_Your goal:_ Give the count of lines in the data that include the string "this", with no added remarks.

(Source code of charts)
--------
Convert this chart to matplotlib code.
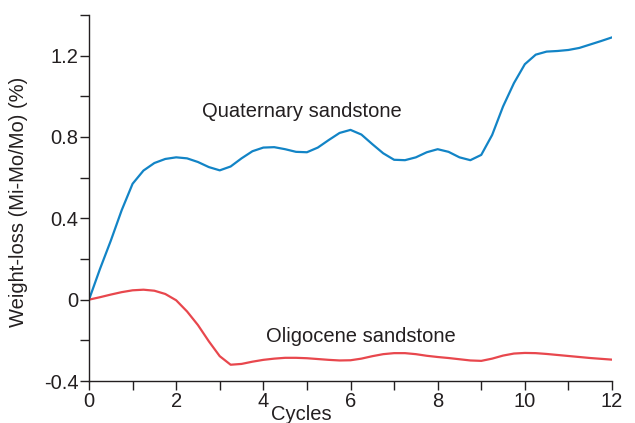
import matplotlib
matplotlib.use("Agg")
import matplotlib.pyplot as plt
from matplotlib.ticker import FixedLocator

plt.rcParams['font.family'] = ['Liberation Sans', 'DejaVu Sans']

# Data (cycles, weight-loss %)
cycles = [0, 0.25, 0.5, 0.75, 1.0, 1.25, 1.5, 1.75, 2.0, 2.25, 2.5, 2.75,
          3.0, 3.25, 3.5, 3.75, 4.0, 4.25, 4.5, 4.75, 5.0, 5.25, 5.5, 5.75,
          6.0, 6.25, 6.5, 6.75, 7.0, 7.25, 7.5, 7.75, 8.0, 8.25, 8.5, 8.75,
          9.0, 9.25, 9.5, 9.75, 10.0, 10.25, 10.5, 10.75, 11.0, 11.25, 11.5,
          11.75, 12.0]

quaternary = [0.0, 0.15, 0.29, 0.44, 0.57, 0.635, 0.672, 0.692, 0.70, 0.695,
              0.677, 0.652, 0.636, 0.655, 0.695, 0.73, 0.748, 0.75, 0.74,
              0.727, 0.725, 0.748, 0.785, 0.82, 0.835, 0.812, 0.765, 0.72,
              0.688, 0.686, 0.70, 0.725, 0.74, 0.727, 0.70, 0.686, 0.712,
              0.81, 0.95, 1.065, 1.158, 1.205, 1.22, 1.223, 1.228, 1.238,
              1.255, 1.272, 1.29]

oligocene = [0.0, 0.012, 0.025, 0.037, 0.046, 0.049, 0.044, 0.028, -0.003,
             -0.058, -0.125, -0.205, -0.278, -0.32, -0.316, -0.305, -0.296,
             -0.29, -0.286, -0.286, -0.288, -0.292, -0.296, -0.299, -0.298,
             -0.29, -0.278, -0.268, -0.263, -0.263, -0.268, -0.276, -0.282,
             -0.287, -0.293, -0.299, -0.301, -0.29, -0.275, -0.265, -0.262,
             -0.263, -0.267, -0.272, -0.277, -0.282, -0.287, -0.291, -0.295]

x_major = [0, 2, 4, 6, 8, 10, 12]
x_labels = ["0", "2", "4", "6", "8", "10", "12"]
x_minor = [1, 3, 5, 7, 9, 11]
y_major = [-0.4, 0, 0.4, 0.8, 1.2]
y_labels = ["-0.4", "0", "0.4", "0.8", "1.2"]
y_minor = [-0.2, 0.2, 0.6, 1.0, 1.4]

ink = "#231f20"
blue = "#1284c6"
red = "#e8474d"
fs = 14.5

fig = plt.figure(figsize=(6.35, 4.23), dpi=100)
ax = fig.add_axes([89 / 635, 1 - 381 / 423, 523 / 635, 366 / 423])

ax.plot(cycles, quaternary, color=blue, lw=1.6, solid_capstyle='round',
        solid_joinstyle='round')
ax.plot(cycles, oligocene, color=red, lw=1.6, solid_capstyle='round',
        solid_joinstyle='round')

ax.set_xlim(0, 12)
ax.set_ylim(-0.4, 1.4)

for s in ['top', 'right']:
    ax.spines[s].set_visible(False)
for s in ['left', 'bottom']:
    ax.spines[s].set_color(ink)
    ax.spines[s].set_linewidth(1.0)

ax.xaxis.set_major_locator(FixedLocator(x_major))
ax.set_xticklabels(x_labels)
ax.xaxis.set_minor_locator(FixedLocator(x_minor))
ax.yaxis.set_major_locator(FixedLocator(y_major))
ax.set_yticklabels(y_labels)
ax.yaxis.set_minor_locator(FixedLocator(y_minor))

ax.tick_params(which='both', direction='out', length=6.5, width=1.0,
               color=ink, labelcolor=ink, labelsize=fs)
ax.tick_params(axis='x', which='major', pad=1.5)
ax.tick_params(axis='y', which='major', pad=1.0)

ax.set_ylabel("Weight-loss (Mi-Mo/Mo) (%)", fontsize=fs, color=ink)
ax.yaxis.set_label_coords(-0.117, 0.489)
ax.set_xlabel("Cycles", fontsize=fs, color=ink, va='top')
ax.xaxis.set_label_coords(0.405, -0.065)

ax.text(2.59, 0.896, "Quaternary sandstone", fontsize=fs, color=ink,
        ha='left', va='baseline')
ax.text(4.06, -0.208, "Oligocene sandstone", fontsize=fs, color=ink,
        ha='left', va='baseline')

fig.savefig("out.png", dpi=100)
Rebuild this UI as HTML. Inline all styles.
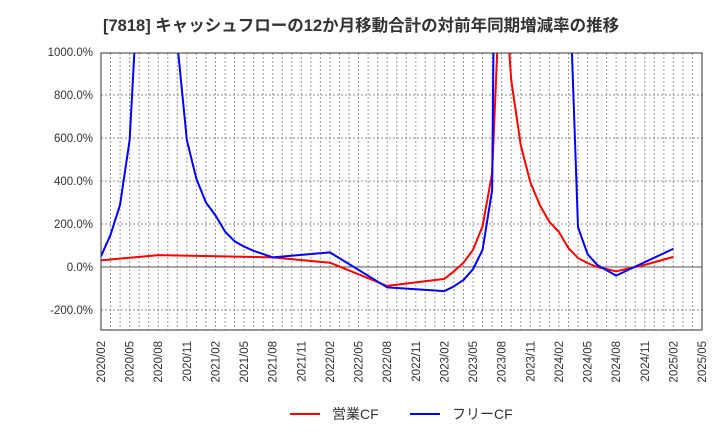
<!DOCTYPE html>
<html><head><meta charset="utf-8"><style>
body{margin:0;background:#fff;}
svg{display:block;font-family:"Liberation Sans","Noto Sans CJK JP",sans-serif;}
</style></head><body>
<svg id="c" width="720" height="440">
<text x="103" y="31" text-anchor="start" font-size="16.5" font-weight="bold" fill="#333">[7818]  キャッシュフローの12か月移動合計の対前年同期増減率の推移</text>
<defs><clipPath id="clip"><rect x="101" y="53" width="601" height="277"/></clipPath></defs>
<g id="grid"></g>
<g id="series" clip-path="url(#clip)"></g>
<rect x="101" y="53" width="601" height="277" fill="none" stroke="#333" stroke-width="1"/>
<g id="axes"></g>
<g>
<line x1="290" y1="414" x2="320" y2="414" stroke="#f00" stroke-width="2"/>
<text x="332" y="419" font-size="14" fill="#333">営業CF</text>
<line x1="410" y1="414" x2="440" y2="414" stroke="#00f" stroke-width="2"/>
<text x="452" y="419" font-size="14" fill="#333">フリーCF</text>
</g>
</svg>
<script>
const yTicks=[1000,800,600,400,200,0,-200];
const yTickLabels=["1000.0%","800.0%","600.0%","400.0%","200.0%","0.0%","-200.0%"];
const xTickLabels=["2020/02","2020/05","2020/08","2020/11","2021/02","2021/05","2021/08","2021/11","2022/02","2022/05","2022/08","2022/11","2023/02","2023/05","2023/08","2023/11","2024/02","2024/05","2024/08","2024/11","2025/02","2025/05"];
// month indices from 2020/02
const opIdx=[0,6,18,24,30,36,37,38,39,40,41,42,43,44,45,46,47,48,49,50,51,52,53,54,57,60];
const opVal=[31,55,45,20,-88,-55,-20,20,80,190,437,1500,870,567,395,288,210,163,88,42,18,0,-10,-20,10,47];
const fcfIdx=[0,1,2,3,4,6,8,9,10,11,12,13,14,15,16,17,18,24,30,36,37,38,39,40,41,42,49,50,51,52,53,54,60];
const fcfVal=[50,150,290,590,1410,1500,1040,590,410,300,240,165,120,95,75,60,45,68,-95,-112,-90,-60,-10,80,358,5000,1465,186,60,10,-15,-40,85];
const X0=101,W=601,Y0=53,H=277;
const NM=63;
const xs=i=>X0+i*W/NM;
const ys=v=>267-v*0.215;
const NS="http://www.w3.org/2000/svg";
function mk(t,a,p){const e=document.createElementNS(NS,t);for(const k in a)e.setAttribute(k,a[k]);p.appendChild(e);return e;}
const grid=document.getElementById('grid'),axes=document.getElementById('axes'),ser=document.getElementById('series');
for(let m=1;m<NM;m++){const l=mk('line',{x1:xs(m),x2:xs(m),y1:Y0,y2:Y0+H,stroke:'#999','stroke-width':1,'stroke-dasharray':'2,2'},grid);

}
yTicks.forEach(v=>{if(v===0||v===1000)return;const l=mk('line',{x1:X0,x2:X0+W,y1:ys(v),y2:ys(v),stroke:'#888','stroke-width':1,'stroke-dasharray':'2,2'},grid);

});
const z=mk('line',{x1:X0,x2:X0+W,y1:ys(0),y2:ys(0),stroke:'#555','stroke-width':1},grid);


yTicks.forEach((v,i)=>{const t=mk('text',{x:93,y:ys(v)+4,'text-anchor':'end','font-size':11.5,fill:'#333'},axes);t.textContent=yTickLabels[i];

});
xTickLabels.forEach((s,i)=>{const x=xs(i*3)+4;const t=mk('text',{x:0,y:0,transform:`translate(${x},341) rotate(-90)`,'text-anchor':'end','font-size':11.5,fill:'#333'},axes);t.textContent=s;

});
function line(idx,val,color,name){const p=mk('polyline',{points:idx.map((m,i)=>xs(m)+','+ys(val[i])).join(' '),fill:'none',stroke:color,'stroke-width':2,'stroke-linejoin':'round'},ser);

}
line(opIdx,opVal,'#f00','operating-cf-line');
line(fcfIdx,fcfVal,'#00f','free-cf-line');
</script>
</body></html>
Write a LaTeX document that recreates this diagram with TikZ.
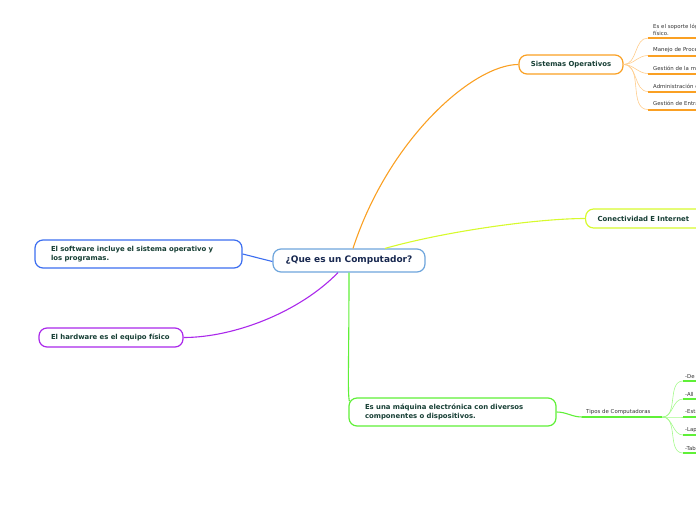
\documentclass[tikz,border=0pt]{standalone}
\usepackage{fontspec}
\setmainfont{DejaVu Sans}
\usetikzlibrary{positioning}
\definecolor{inkdark}{RGB}{22,62,52}
\definecolor{inknavy}{RGB}{24,40,80}
\definecolor{rootblue}{RGB}{110,165,220}
\definecolor{sisorange}{RGB}{250,160,35}
\definecolor{sisorangelt}{RGB}{255,205,140}
\definecolor{netyellow}{RGB}{215,250,45}
\definecolor{swblue}{RGB}{60,110,240}
\definecolor{hwpurple}{RGB}{170,40,235}
\definecolor{pcgreen}{RGB}{95,240,55}
\definecolor{pcgreenlt}{RGB}{165,250,140}
\tikzset{
  topicbox/.style={draw, line width=1.2pt, rounded corners=8pt, fill=white, align=left, inner xsep=0pt,
    font=\fontsize{6.9}{8.4}\selectfont\bfseries, text=inkdark},
  rootbox/.style={draw=rootblue, line width=1.2pt, rounded corners=8pt, fill=white, align=center,
    minimum width=152pt, minimum height=23pt, font=\fontsize{9}{10}\selectfont\bfseries, text=inknavy},
  leaf/.style={anchor=south west, inner xsep=5pt, inner ysep=2.5pt, align=left, text width=90pt,
    font=\fontsize{5.4}{6.4}\selectfont, text=black!80},
  link/.style={line width=1.1pt},
  under/.style={line width=2pt},
  fan/.style={line width=0.6pt}
}
\begin{document}
\begin{tikzpicture}[x=1pt, y=-1pt]
  \useasboundingbox (0,0) rectangle (696,520);
  \clip (0,0) rectangle (696,520);

  \node[rootbox] (root) at (349,260.5) {¿Que es un Computador?};

  \node[topicbox, draw=sisorange, minimum width=104pt, minimum height=19pt, align=center] (sisop) at (571,64.5) {Sistemas Operativos};
  \node[topicbox, draw=netyellow, minimum height=19pt, inner xsep=12pt, text width=126pt, anchor=west] (conect) at (585,218.5) {Conectividad E Internet};
  \node[topicbox, draw=swblue, minimum height=28pt, inner xsep=16pt, text width=175pt] (softw) at (138.5,254) {El software incluye el sistema operativo y\\los programas.};
  \node[topicbox, draw=hwpurple, minimum height=19pt, inner xsep=12pt, text width=120pt] (hardw) at (111,337.5) {El hardware es el equipo físico};
  \node[topicbox, draw=pcgreen, minimum height=28pt, inner xsep=16pt, text width=175pt] (maquina) at (452.5,412) {Es una máquina electrónica con diversos\\componentes o dispositivos.};

  % sistemas operativos
  \node[leaf] (so1) at (648,38) {Es el soporte lógico del equipo\\físico.};
  \node[leaf] (so2) at (648,55.5) {Manejo de Procesos};
  \node[leaf] (so3) at (648,73.5) {Gestión de la memoria};
  \node[leaf] (so4) at (648,91.5) {Administración de archivos};
  \node[leaf] (so5) at (648,109.5) {Gestión de Entrada y Salida};

  % tipos de computadoras
  \node[leaf, inner xsep=4pt, text width=72pt] (tipos) at (582,417) {Tipos de Computadoras};
  \node[leaf, inner xsep=2pt] (tc1) at (683,381) {-De escritorio};
  \node[leaf, inner xsep=2pt] (tc2) at (683,399) {-All in one};
  \node[leaf, inner xsep=2pt] (tc3) at (683,417) {-Estaciones de trabajo};
  \node[leaf, inner xsep=2pt] (tc4) at (683,435) {-Laptop};
  \node[leaf, inner xsep=2pt] (tc5) at (683,453) {-Tablet};

  % ramas principales
  \draw[link, sisorange] ([xshift=4pt]root.north) .. controls ([xshift=40pt,yshift=110pt]root.north) and ([xshift=-45pt]sisop.west) .. (sisop.west);
  \draw[link, netyellow] ([xshift=36pt]root.north) .. controls ([xshift=100pt,yshift=18pt]root.north) and ([xshift=-45pt]conect.west) .. (conect.west);
  \draw[link, swblue] ([yshift=-1pt]root.west) -- (softw.east);
  \draw[link, hwpurple] ([xshift=-11pt]root.south) .. controls ([xshift=-50pt,yshift=-40pt]root.south) and ([xshift=50pt]hardw.east) .. (hardw.east);
  \draw[link, pcgreen] (root.south) .. controls ([yshift=-90pt]root.south) and ([xshift=-1pt,yshift=20pt]maquina.west) .. ([xshift=1pt,yshift=-4pt]maquina.north west);
  \draw[link, pcgreen] (maquina.east) to[out=0, in=180] (tipos.south west);

  \foreach \n in {so1,so2,so3,so4,so5} {
    \draw[fan, sisorangelt] (sisop.east) to[out=0, in=180] (\n.south west);
    \draw[under, sisorange] (\n.south west) -- (\n.south east);
  }
  \draw[under, pcgreen] (tipos.south west) -- (tipos.south east);
  \foreach \n in {tc1,tc2,tc3,tc4,tc5} {
    \draw[fan, pcgreenlt] (tipos.south east) to[out=0, in=180] (\n.south west);
    \draw[under, pcgreen] (\n.south west) -- (\n.south east);
  }
\end{tikzpicture}
\end{document}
--------
_Result:_ 3